The etiology of Ewing’s sarcoma is unknown. Our patient had a history of herpes esophagitis 6 years before diagnosis of the tumor. However, the association between viral infections and Ewing’s sarcoma remains unclear. There is no evidence that herpes simplex virus is related to the origin of Ewing’s sarcoma. In the past, it was believed that cytomegalovirus and Epstein Barr virus could play a role in the pathogenesis of Ewing’s sarcoma though no sound supporting evidence has been obtained to date.22,23

Ewing’s sarcoma and primitive neuroectodermal tumor requires multimodal therapeutic strategies. The standard treatment for localized Ewing’s sarcoma is similar to that used in metastatic disease, and is based on the combination of doxorubicin, cyclophosphamide, ifosfamide, vincristine, dactinomycin and etoposide, along with local therapy for 10–12 months.24 The choice of local therapy includes surgery, radiotherapy, or both. The INT-0091 trial was the first randomized trial to demonstrate that there is no difference among the different local control modalities in terms of local recurrence and event-free survival.25 With surgery or radiotherapy alone, 5-year survival was <10% but on including chemotherapy, the survival rate increased by 60%–70% in localized and 20%–40% in metastatic disease. Although relevant progress has been made in the treatment of Ewing’s sarcoma in recent years, patients with localized tumor disease at the time of diagnosis show a 4-year relapse rate of 20%.

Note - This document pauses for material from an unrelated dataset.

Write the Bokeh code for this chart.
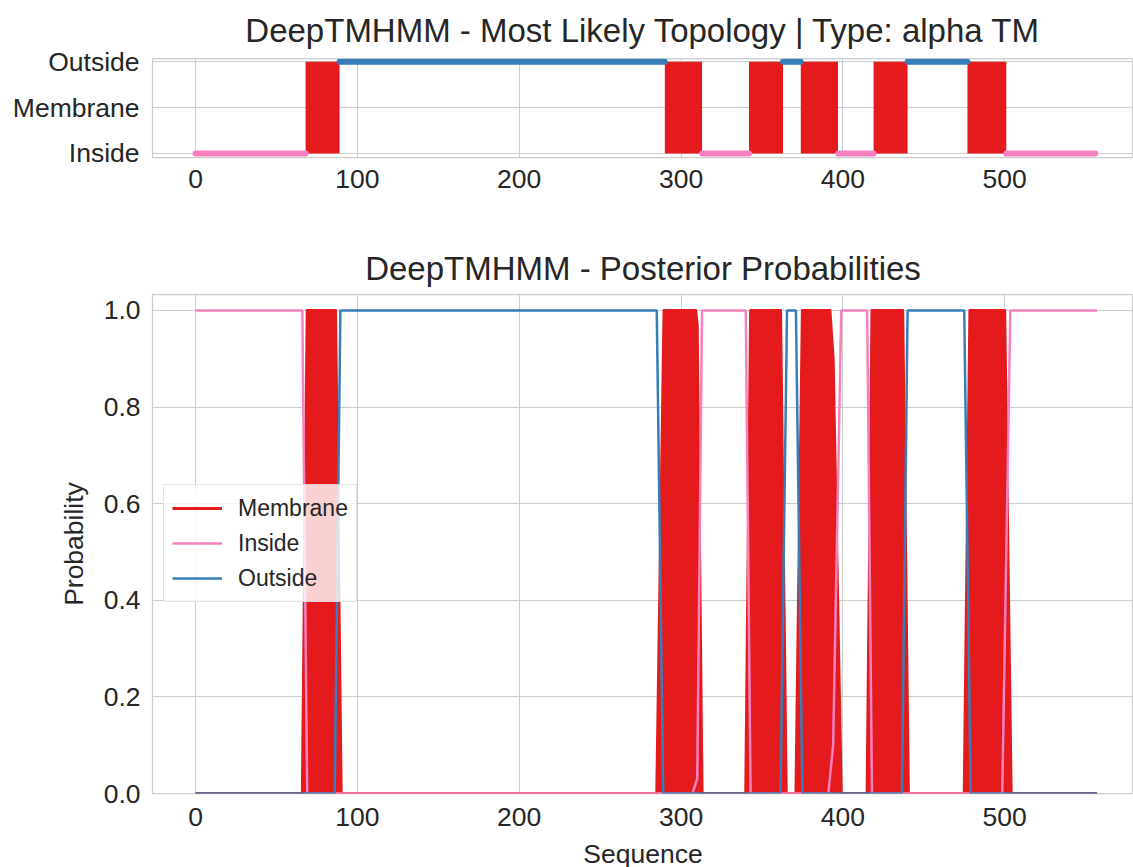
from bokeh.plotting import figure
from bokeh.layouts import column
from bokeh.models import Range1d, FixedTicker, Legend, LegendItem, NumeralTickFormatter
from bokeh.embed import file_html
from bokeh.resources import INLINE

# ---------------- data ----------------
topo_levels = ["Inside", "Membrane", "Outside"]
seg_type = ["Inside", "Membrane", "Outside", "Membrane", "Inside", "Membrane", "Outside",
            "Membrane", "Inside", "Membrane", "Outside", "Membrane", "Inside"]
seg_start = [0, 68, 89, 290, 313, 342, 363, 374, 397, 419, 440, 477, 501]
seg_end = [68, 89, 290, 313, 342, 363, 374, 397, 419, 440, 477, 501, 556]

x_ticks = [0, 100, 200, 300, 400, 500]
prob_ticks = [0.0, 0.2, 0.4, 0.6, 0.8, 1.0]

membrane_x = [0, 66, 69, 86.5, 90, 285, 289.5, 309, 310, 313, 340, 343, 361.5, 365, 371, 375,
              392, 394, 399, 415, 418, 437, 440.5, 475, 478.5, 500, 504, 557]
membrane_p = [0, 0, 1, 1, 0, 0, 1, 1, 0.97, 0, 0, 1, 1, 0, 0, 1,
              1, 0.9, 0, 0, 1, 1, 0, 0, 1, 1, 0, 0]
inside_x = [0, 66, 69, 307, 310, 313, 340, 343, 391, 394, 399, 415, 418, 498.5, 503.5, 557]
inside_p = [1, 1, 0, 0, 0.03, 1, 1, 0, 0, 0.1, 1, 1, 0, 0, 1, 1]
outside_x = [0, 86, 89.5, 285, 289, 361.5, 365.5, 371, 375, 436.5, 440, 475, 479, 557]
outside_p = [0, 0, 1, 1, 0, 0, 1, 1, 0, 0, 1, 1, 0, 0]

# ---------------- style ----------------
RED, PINK, BLUE = "#e41a1c", "#f781bf", "#377eb8"
TXT = "#262626"
FONT = "Liberation Sans"
GRID = "#cccccc"


def style(p, title_size="33px", standoff=10):
    p.outline_line_color = GRID
    p.outline_line_width = 1.25
    p.background_fill_color = "white"
    p.border_fill_color = "white"
    p.title.text_font = FONT
    p.title.text_font_size = title_size
    p.title.text_font_style = "normal"
    p.title.text_color = TXT
    p.title.align = "center"
    p.title.standoff = standoff
    for ax in p.axis:
        ax.axis_line_color = None
        ax.major_tick_line_color = None
        ax.minor_tick_line_color = None
        ax.major_label_text_font = FONT
        ax.major_label_text_font_size = "26.5px"
        ax.major_label_text_color = TXT
        ax.axis_label_text_font = FONT
        ax.axis_label_text_font_size = "26.5px"
        ax.axis_label_text_font_style = "normal"
        ax.axis_label_text_color = TXT
    for g in p.grid:
        g.grid_line_color = GRID
        g.grid_line_width = 1


xr = (-26.6, 579.6)

# ---------------- top: topology ----------------
p1 = figure(frame_width=981, frame_height=99, output_backend="svg", toolbar_location=None,
            x_range=Range1d(*xr), y_range=Range1d(-0.09, 2.07),
            title="DeepTMHMM - Most Likely Topology | Type: alpha TM",
            min_border=0, min_border_left=152, min_border_top=58, min_border_bottom=60,
            min_border_right=0)

lvl = {name: i for i, name in enumerate(topo_levels)}
mem_l = [s for s, t in zip(seg_start, seg_type) if t == "Membrane"]
mem_r = [e for e, t in zip(seg_end, seg_type) if t == "Membrane"]
p1.quad(left=mem_l, right=mem_r, bottom=lvl["Inside"], top=lvl["Outside"],
        fill_color=RED, line_color=None)
for kind, col in (("Inside", PINK), ("Outside", BLUE)):
    s0 = [s for s, t in zip(seg_start, seg_type) if t == kind]
    s1 = [e for e, t in zip(seg_end, seg_type) if t == kind]
    y = [lvl[kind]] * len(s0)
    p1.segment(x0=s0, y0=y, x1=s1, y1=y, line_color=col, line_width=6, line_cap="round")

p1.xaxis.ticker = FixedTicker(ticks=x_ticks)
p1.yaxis.ticker = FixedTicker(ticks=list(range(len(topo_levels))))
p1.yaxis.major_label_overrides = {i: n for i, n in enumerate(topo_levels)}
style(p1, standoff=19)
p1.xaxis.major_label_standoff = 6
p1.yaxis.major_label_standoff = 7

# ---------------- bottom: posterior ----------------
p2 = figure(frame_width=981, frame_height=499, output_backend="svg", toolbar_location=None,
            x_range=Range1d(*xr), y_range=Range1d(0, 1.033),
            title="DeepTMHMM - Posterior Probabilities",
            min_border=0, min_border_left=152, min_border_top=77, min_border_bottom=40,
            min_border_right=0)

p2.varea(x=membrane_x, y1=0, y2=membrane_p, fill_color=RED)
r_mem = p2.line(membrane_x, membrane_p, line_color=RED, line_width=3, line_join="round")
r_in = p2.line(inside_x, inside_p, line_color=PINK, line_width=2.5)
r_out = p2.line(outside_x, outside_p, line_color=BLUE, line_width=2.5)

p2.xaxis.ticker = FixedTicker(ticks=x_ticks)
p2.yaxis.ticker = FixedTicker(ticks=prob_ticks)
p2.yaxis.formatter = NumeralTickFormatter(format="0.0")
p2.xaxis.axis_label = "Sequence"
p2.yaxis.axis_label = "Probability"
style(p2, standoff=15)
p2.xaxis.major_label_standoff = 8
p2.xaxis.axis_label_standoff = 10
p2.yaxis.major_label_standoff = 6
p2.yaxis.axis_label_standoff = 12

legend = Legend(items=[LegendItem(label="Membrane", renderers=[r_mem]),
                       LegendItem(label="Inside", renderers=[r_in]),
                       LegendItem(label="Outside", renderers=[r_out])],
                location=(11, 191))
legend.label_text_font = FONT
legend.label_text_font_size = "23px"
legend.label_text_color = TXT
legend.glyph_width = 50
legend.glyph_height = 30
legend.label_height = 30
legend.spacing = 5
legend.padding = 8
legend.margin = 0
legend.label_standoff = 16
legend.border_line_color = GRID
legend.border_line_width = 1
legend.background_fill_color = "white"
legend.background_fill_alpha = 0.8
p2.add_layout(legend)

layout = column(p1, p2, spacing=0)
open("out.html", "w").write(file_html(layout, INLINE))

Ewing’s sarcoma patients presenting with recurrence or progressive disease less than 2 years from initial diagnosis present a 5-year survival of only 30%. At the same time, patients with metastatic disease at diagnosis, females, those with elevated LDH at diagnosis, and patients whose sites of first recurrence include both local and distant metastatic disease have a significantly poorer post-recurrence survival rate.26

There is no a standard treatment for refractory Ewing’s sarcoma. Treatment options including irinotecan, temozolomide, ifosfamide, gemcitabine, docetaxel, etoposide, platinum or vincristine have demonstrated response rate between 29% and 66%.2731 However, many patients do not respond to these agents, and further chemotherapeutic options are limited in this setting. In the clinical setting, target cancer therapies under investigation in Ewing’s sarcoma include inhibitors of the IGF-1 receptor plus an inhibitor of mTOR, which has resulted in tumor regression in approximately 25%–30% of patients with refractory metastatic disease. In turn, bevacizumab, a VEGF inhibitor, administered as monotherapy, resulted in stable disease at the most during at least 4 months in three out of five patients enrolled in the COG Phase I trial. In preclinical models of Ewing’s sarcoma, a dual PI3K/AKT inhibitor and a combination of PARP inhibitors and temozolomide enhanced sensitivity to actinomycin D and synergistic effects in Ewing’s sarcoma, respectively.3235 Unfortunately, the prognosis of patients with refractory or recurrent Ewing’s sarcoma remains dismal. This underlines the need for further research in this field.

Acknowledgment

Noelia Tarazona and Valentina Gambardella hold a grant from the European Society for Medical Oncology.

Disclosure

The authors state that they have no potential conflicts of interest.